> Your task
Each line containing the word "TypeScript" needs to be copied.

> Source records

**********

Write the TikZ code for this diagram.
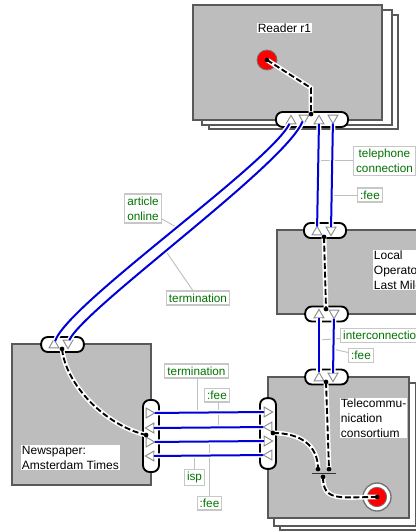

**********

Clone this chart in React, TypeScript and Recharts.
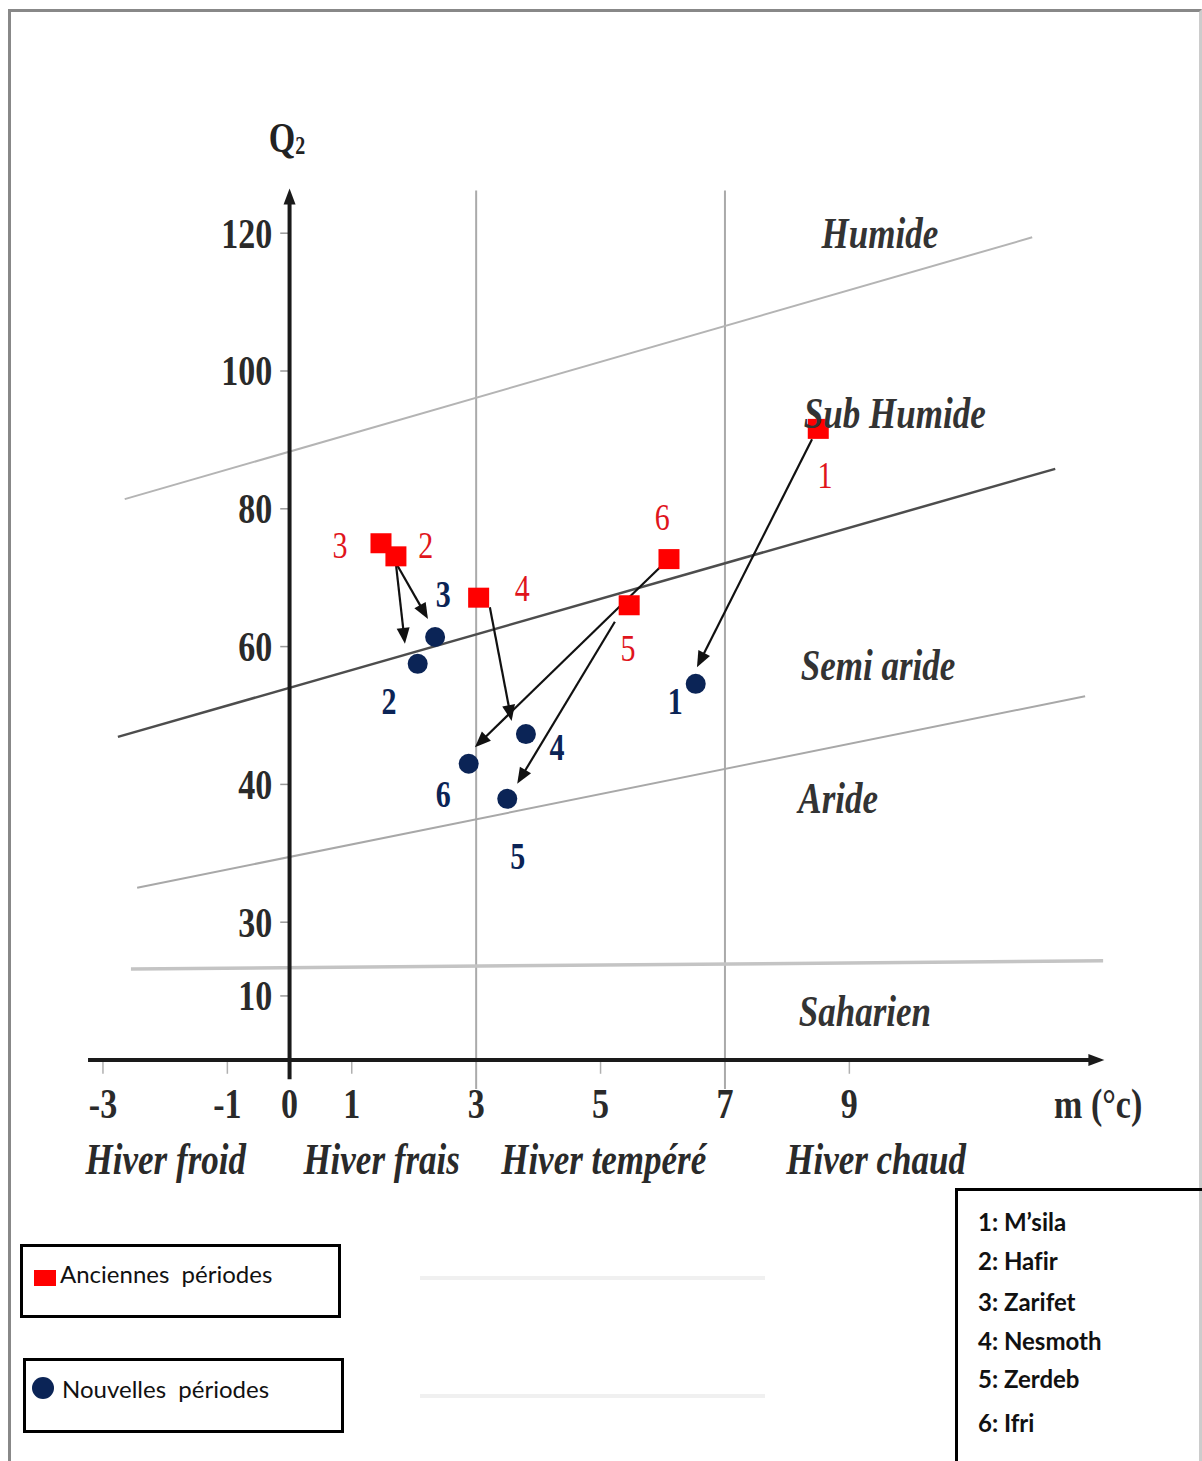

**********

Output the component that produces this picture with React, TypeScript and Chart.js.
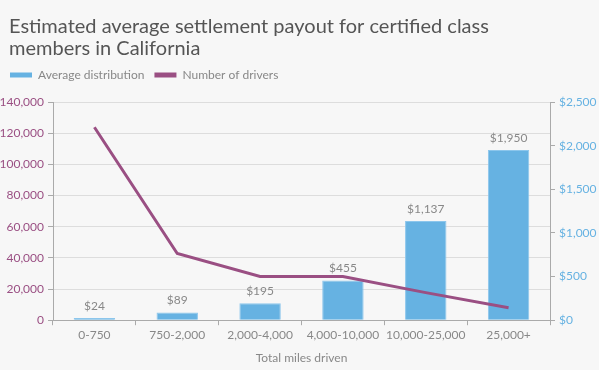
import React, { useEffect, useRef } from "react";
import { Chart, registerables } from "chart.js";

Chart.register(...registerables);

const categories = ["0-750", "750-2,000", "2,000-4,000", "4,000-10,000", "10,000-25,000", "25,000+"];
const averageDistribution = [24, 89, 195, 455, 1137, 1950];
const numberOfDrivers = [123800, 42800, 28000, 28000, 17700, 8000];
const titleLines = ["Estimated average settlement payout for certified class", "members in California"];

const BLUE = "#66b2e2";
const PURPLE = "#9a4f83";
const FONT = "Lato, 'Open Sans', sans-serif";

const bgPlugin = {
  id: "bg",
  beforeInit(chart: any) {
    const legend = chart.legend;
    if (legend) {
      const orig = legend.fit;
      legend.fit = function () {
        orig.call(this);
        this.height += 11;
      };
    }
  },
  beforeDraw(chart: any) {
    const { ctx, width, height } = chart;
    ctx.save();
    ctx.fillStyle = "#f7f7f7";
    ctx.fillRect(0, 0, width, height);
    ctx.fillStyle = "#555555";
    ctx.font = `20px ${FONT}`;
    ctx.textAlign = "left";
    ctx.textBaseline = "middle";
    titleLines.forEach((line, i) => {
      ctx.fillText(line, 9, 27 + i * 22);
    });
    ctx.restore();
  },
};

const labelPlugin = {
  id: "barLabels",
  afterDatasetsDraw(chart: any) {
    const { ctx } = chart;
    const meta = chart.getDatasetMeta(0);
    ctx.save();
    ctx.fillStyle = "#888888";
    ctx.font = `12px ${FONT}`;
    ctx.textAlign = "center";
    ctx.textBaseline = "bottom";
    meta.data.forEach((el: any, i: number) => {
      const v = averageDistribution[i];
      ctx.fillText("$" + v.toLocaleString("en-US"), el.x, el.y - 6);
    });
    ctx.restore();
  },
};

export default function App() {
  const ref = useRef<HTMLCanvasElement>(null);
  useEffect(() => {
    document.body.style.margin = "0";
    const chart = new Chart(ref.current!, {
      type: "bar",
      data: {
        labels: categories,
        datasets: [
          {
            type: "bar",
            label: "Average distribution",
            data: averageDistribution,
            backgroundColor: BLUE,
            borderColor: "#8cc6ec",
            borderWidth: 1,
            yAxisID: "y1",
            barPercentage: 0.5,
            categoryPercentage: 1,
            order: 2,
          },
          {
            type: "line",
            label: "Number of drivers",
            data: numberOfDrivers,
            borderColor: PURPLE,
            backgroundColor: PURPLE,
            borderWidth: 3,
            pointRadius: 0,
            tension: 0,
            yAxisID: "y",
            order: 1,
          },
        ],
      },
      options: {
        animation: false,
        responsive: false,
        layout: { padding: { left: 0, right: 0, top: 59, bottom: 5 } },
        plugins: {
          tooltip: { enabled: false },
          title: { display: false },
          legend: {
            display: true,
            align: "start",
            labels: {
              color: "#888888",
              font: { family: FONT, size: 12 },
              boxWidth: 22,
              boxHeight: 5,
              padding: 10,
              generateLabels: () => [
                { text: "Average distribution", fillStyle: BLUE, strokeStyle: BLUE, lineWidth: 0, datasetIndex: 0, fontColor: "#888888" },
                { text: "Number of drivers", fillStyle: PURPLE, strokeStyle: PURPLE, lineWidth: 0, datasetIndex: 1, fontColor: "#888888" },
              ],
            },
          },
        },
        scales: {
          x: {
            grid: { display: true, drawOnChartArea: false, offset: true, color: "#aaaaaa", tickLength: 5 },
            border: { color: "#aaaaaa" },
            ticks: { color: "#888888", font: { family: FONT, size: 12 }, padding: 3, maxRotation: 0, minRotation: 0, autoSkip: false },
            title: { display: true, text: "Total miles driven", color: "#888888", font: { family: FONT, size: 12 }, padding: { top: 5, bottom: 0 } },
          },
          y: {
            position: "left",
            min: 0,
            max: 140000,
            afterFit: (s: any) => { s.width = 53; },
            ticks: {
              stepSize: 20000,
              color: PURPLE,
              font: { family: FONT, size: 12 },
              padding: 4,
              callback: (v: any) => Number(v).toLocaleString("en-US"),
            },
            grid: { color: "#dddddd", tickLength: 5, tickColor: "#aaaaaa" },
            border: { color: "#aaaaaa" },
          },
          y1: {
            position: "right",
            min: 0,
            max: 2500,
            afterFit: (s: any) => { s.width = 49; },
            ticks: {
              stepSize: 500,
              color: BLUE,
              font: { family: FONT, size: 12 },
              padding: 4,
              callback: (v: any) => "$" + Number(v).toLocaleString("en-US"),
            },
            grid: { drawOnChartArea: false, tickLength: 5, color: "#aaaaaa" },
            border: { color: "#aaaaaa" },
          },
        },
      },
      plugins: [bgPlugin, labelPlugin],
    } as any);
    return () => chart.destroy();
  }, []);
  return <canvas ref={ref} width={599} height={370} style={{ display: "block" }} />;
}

**********

> Solution for this task
Clone this chart in React, TypeScript and Recharts.
Output the component that produces this picture with React, TypeScript and Chart.js.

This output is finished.